* Data segment:
************

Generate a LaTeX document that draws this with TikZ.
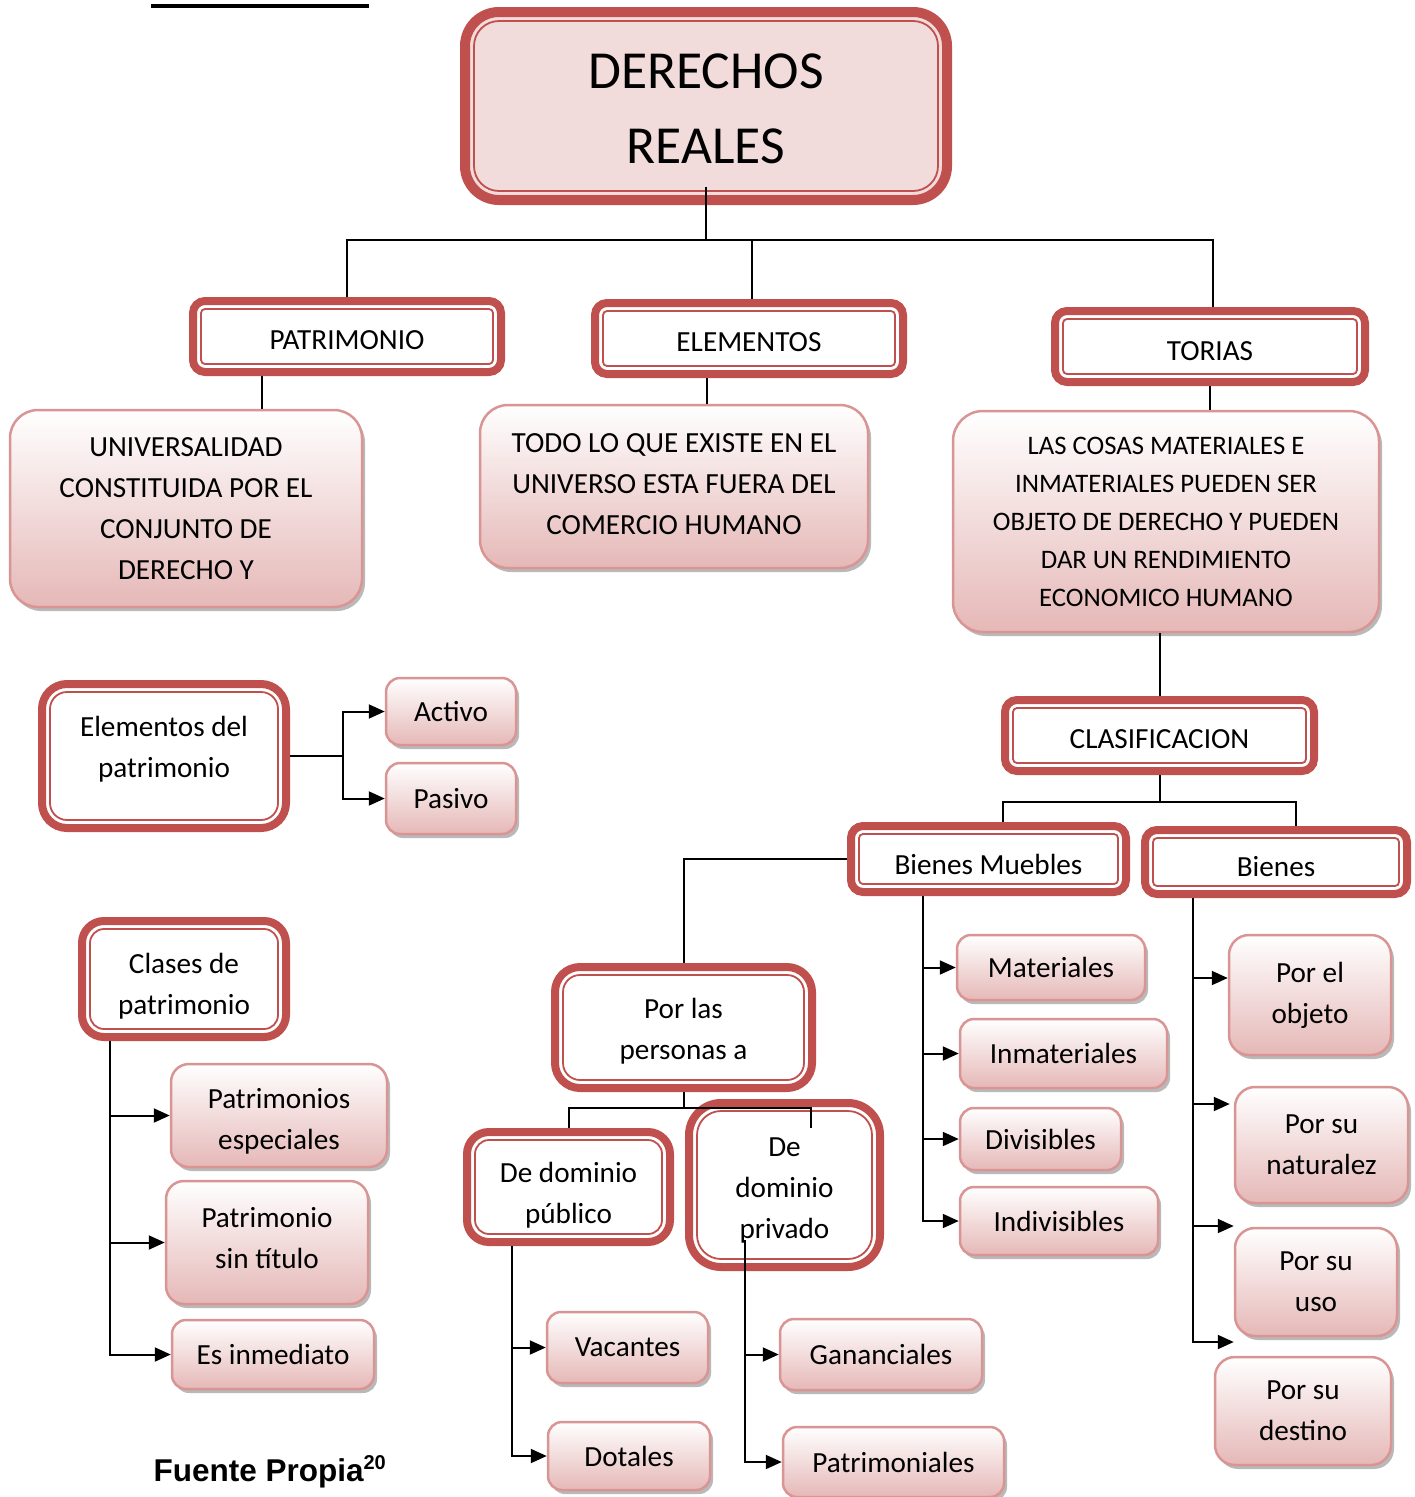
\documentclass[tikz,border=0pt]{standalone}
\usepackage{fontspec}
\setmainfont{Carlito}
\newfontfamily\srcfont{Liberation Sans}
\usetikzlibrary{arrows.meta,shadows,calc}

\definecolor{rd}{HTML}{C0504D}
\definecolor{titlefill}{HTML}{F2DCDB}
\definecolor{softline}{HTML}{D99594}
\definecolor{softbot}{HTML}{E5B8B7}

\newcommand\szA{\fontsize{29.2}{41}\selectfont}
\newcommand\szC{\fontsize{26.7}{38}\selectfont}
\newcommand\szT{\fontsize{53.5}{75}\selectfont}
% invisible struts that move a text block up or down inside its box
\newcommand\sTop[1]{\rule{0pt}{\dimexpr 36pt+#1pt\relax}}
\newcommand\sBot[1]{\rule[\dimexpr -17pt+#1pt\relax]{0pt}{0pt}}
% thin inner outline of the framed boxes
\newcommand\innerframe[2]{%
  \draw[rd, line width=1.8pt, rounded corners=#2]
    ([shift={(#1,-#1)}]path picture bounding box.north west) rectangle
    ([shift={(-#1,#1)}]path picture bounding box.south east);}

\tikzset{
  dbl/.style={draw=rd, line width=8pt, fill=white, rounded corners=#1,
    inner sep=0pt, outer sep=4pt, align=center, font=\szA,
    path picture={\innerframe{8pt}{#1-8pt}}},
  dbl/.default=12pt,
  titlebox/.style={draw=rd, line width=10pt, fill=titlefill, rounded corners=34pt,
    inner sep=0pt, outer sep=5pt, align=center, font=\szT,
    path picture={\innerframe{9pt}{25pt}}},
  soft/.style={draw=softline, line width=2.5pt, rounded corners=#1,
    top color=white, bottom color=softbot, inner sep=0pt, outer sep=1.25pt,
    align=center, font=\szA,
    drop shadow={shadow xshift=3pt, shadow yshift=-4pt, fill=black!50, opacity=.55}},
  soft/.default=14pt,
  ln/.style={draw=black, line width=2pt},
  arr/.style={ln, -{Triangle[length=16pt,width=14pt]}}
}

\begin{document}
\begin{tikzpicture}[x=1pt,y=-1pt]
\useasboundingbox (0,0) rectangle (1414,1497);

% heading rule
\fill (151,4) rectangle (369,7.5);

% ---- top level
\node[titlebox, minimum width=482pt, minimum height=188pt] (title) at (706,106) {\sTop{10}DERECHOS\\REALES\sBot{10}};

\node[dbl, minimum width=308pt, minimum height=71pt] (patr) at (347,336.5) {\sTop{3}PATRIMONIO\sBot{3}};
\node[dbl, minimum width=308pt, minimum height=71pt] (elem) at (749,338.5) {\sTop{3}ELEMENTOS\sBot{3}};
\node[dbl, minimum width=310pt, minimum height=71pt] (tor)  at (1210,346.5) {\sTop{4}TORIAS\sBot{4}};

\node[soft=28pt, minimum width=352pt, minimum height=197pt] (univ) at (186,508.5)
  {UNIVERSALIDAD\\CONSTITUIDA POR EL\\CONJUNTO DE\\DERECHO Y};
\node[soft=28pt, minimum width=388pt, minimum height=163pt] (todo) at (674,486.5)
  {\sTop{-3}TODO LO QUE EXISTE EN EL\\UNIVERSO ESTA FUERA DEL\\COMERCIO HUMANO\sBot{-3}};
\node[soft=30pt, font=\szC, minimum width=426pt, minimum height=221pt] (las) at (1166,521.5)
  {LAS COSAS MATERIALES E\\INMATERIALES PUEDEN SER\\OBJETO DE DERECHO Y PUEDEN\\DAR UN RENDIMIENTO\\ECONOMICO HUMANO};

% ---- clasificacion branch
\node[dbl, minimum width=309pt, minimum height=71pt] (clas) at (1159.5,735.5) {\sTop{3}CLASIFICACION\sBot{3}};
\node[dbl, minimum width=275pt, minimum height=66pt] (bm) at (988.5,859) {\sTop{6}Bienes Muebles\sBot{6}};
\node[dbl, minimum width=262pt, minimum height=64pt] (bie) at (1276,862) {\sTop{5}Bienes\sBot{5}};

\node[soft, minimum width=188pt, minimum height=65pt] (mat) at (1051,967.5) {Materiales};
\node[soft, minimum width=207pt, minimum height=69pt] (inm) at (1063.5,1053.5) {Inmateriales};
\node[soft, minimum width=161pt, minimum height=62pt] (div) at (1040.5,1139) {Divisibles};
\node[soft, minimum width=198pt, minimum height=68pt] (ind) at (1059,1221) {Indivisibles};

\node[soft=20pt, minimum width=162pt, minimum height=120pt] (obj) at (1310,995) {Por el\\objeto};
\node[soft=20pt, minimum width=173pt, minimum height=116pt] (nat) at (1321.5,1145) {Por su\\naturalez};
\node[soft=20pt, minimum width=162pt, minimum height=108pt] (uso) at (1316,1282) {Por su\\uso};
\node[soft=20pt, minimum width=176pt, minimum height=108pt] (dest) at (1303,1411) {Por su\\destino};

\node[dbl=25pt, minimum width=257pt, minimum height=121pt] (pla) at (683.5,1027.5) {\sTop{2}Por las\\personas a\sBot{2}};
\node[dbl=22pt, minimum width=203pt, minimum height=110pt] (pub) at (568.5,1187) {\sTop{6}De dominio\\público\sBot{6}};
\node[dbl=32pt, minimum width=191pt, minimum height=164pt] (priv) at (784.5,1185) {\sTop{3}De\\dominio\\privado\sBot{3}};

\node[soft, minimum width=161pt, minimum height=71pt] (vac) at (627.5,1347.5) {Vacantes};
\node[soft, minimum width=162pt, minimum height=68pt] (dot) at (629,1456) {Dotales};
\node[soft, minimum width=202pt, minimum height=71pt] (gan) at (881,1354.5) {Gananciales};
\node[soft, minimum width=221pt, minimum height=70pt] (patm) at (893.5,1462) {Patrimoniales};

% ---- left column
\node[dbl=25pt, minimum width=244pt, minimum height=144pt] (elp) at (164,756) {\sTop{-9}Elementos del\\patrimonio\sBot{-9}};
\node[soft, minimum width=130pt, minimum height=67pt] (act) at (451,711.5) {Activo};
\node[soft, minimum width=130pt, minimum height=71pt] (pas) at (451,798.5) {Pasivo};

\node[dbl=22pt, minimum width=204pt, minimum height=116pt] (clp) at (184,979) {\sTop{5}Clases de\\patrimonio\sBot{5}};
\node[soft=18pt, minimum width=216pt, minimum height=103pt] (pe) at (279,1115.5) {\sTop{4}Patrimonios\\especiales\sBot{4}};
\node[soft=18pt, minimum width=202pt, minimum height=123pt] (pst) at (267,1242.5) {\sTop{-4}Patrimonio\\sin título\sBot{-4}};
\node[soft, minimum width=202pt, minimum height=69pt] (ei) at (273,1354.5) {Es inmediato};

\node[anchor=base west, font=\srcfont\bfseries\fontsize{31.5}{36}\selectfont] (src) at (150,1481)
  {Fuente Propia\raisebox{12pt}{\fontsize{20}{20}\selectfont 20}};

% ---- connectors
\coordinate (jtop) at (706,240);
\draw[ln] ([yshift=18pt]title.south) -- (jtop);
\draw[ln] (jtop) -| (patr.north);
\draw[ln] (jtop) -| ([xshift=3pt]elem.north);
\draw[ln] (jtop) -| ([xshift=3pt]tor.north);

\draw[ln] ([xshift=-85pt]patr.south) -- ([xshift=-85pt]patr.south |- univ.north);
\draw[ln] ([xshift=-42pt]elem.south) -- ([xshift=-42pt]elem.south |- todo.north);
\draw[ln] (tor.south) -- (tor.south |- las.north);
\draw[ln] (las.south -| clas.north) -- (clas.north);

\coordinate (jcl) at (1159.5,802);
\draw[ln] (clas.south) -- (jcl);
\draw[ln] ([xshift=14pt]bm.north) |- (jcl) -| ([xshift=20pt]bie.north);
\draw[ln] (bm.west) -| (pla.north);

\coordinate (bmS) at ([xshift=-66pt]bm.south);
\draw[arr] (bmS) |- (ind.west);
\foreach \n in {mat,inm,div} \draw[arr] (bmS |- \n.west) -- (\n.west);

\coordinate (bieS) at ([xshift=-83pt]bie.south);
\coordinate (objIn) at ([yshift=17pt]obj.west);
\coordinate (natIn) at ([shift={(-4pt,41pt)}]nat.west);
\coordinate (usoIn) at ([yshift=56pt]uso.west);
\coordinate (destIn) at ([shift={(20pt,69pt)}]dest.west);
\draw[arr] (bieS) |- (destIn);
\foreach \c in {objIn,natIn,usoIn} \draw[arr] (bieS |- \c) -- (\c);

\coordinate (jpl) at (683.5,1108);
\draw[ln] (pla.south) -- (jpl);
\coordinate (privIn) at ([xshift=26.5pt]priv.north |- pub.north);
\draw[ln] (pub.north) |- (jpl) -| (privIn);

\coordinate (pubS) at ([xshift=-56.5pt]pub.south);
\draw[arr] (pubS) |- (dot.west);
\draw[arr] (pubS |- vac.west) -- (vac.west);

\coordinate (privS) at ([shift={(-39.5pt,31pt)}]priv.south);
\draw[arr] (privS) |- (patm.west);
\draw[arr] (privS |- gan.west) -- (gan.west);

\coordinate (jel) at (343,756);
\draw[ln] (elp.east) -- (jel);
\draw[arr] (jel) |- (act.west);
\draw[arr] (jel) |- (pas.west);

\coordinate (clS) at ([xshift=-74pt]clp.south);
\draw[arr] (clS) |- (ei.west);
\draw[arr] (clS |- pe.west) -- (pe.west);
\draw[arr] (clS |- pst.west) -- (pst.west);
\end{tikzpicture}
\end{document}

************

* Work to do: Could the lines from the top of the material through the line with "minimum width=482pt, minimum" be repeated exactly, pictures left out?

* Worked answer:
Generate a LaTeX document that draws this with TikZ.
\documentclass[tikz,border=0pt]{standalone}
\usepackage{fontspec}
\setmainfont{Carlito}
\newfontfamily\srcfont{Liberation Sans}
\usetikzlibrary{arrows.meta,shadows,calc}

\definecolor{rd}{HTML}{C0504D}
\definecolor{titlefill}{HTML}{F2DCDB}
\definecolor{softline}{HTML}{D99594}
\definecolor{softbot}{HTML}{E5B8B7}

\newcommand\szA{\fontsize{29.2}{41}\selectfont}
\newcommand\szC{\fontsize{26.7}{38}\selectfont}
\newcommand\szT{\fontsize{53.5}{75}\selectfont}
% invisible struts that move a text block up or down inside its box
\newcommand\sTop[1]{\rule{0pt}{\dimexpr 36pt+#1pt\relax}}
\newcommand\sBot[1]{\rule[\dimexpr -17pt+#1pt\relax]{0pt}{0pt}}
% thin inner outline of the framed boxes
\newcommand\innerframe[2]{%
  \draw[rd, line width=1.8pt, rounded corners=#2]
    ([shift={(#1,-#1)}]path picture bounding box.north west) rectangle
    ([shift={(-#1,#1)}]path picture bounding box.south east);}

\tikzset{
  dbl/.style={draw=rd, line width=8pt, fill=white, rounded corners=#1,
    inner sep=0pt, outer sep=4pt, align=center, font=\szA,
    path picture={\innerframe{8pt}{#1-8pt}}},
  dbl/.default=12pt,
  titlebox/.style={draw=rd, line width=10pt, fill=titlefill, rounded corners=34pt,
    inner sep=0pt, outer sep=5pt, align=center, font=\szT,
    path picture={\innerframe{9pt}{25pt}}},
  soft/.style={draw=softline, line width=2.5pt, rounded corners=#1,
    top color=white, bottom color=softbot, inner sep=0pt, outer sep=1.25pt,
    align=center, font=\szA,
    drop shadow={shadow xshift=3pt, shadow yshift=-4pt, fill=black!50, opacity=.55}},
  soft/.default=14pt,
  ln/.style={draw=black, line width=2pt},
  arr/.style={ln, -{Triangle[length=16pt,width=14pt]}}
}

\begin{document}
\begin{tikzpicture}[x=1pt,y=-1pt]
\useasboundingbox (0,0) rectangle (1414,1497);

% heading rule
\fill (151,4) rectangle (369,7.5);

% ---- top level
\node[titlebox, minimum width=482pt, minimum height=188pt] (title) at (706,106) {\sTop{10}DERECHOS\\REALES\sBot{10}};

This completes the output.